Gentlewomen, Fallen Men and Caged Birds: Playing with Victorian Myths in Assassin’s Creed Syndicate
Keywords:
neo-Victorianism, Assassin’s Creed Syndicate, Victorian gender myths, Angel in the House, GentlemanAbstract
Emphasizing the “interplay between self-reflexivity and immersion”, the neo-Victorian project allows us to consider a diverse array of creative works that (re)construct Victorian myths (Boehm-Schnittker and Gruss 2011, 15). Assassin’s Creed Syndicate’s approach to immersion through a multi-layered player embodiment renders the “critical interface between the past and present” central to neo-Victorian media tangible for its audience (Kohlke 2008, 1). The game creates a self-reflexive in-between space by implementing an “implied character” as a vessel for a critical re-evaluation of Victorian myths (Aarseth and Karhulahti 2022, 269).
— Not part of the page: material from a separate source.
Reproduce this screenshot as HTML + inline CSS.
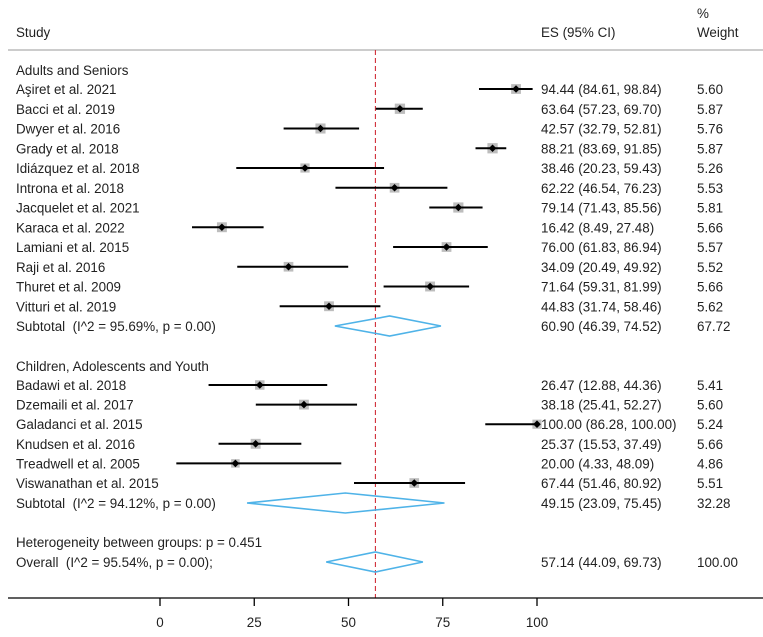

Employing a multimodal perspective, this paper analyzes how Assassin’s Creed Syndicate extends beyond popular myths of private and public spheres, the Angel in the House, the fallen woman, the gentleman, the dandy, and Carlyle’s Captains of Industry. Through an alternating gendered perspective, the player co-constructs a neo-Victorian narrative that comments on a range of issues connected to these myths, including women’s education, marriage and motherhood, male rivalries, queer identities, and father-son relationships during the Industrial Revolution. Ultimately, persisting myths of Victorian femininity and masculinity are displaced and re-emerge as imaginings of self-sufficient gentlewomen and fallen men, which, in the neo-Victorian fashion, are colored by contemporary ideas and thus reveal just as much about the Victorians as they do about their lingering influence on our twenty-first-century identities.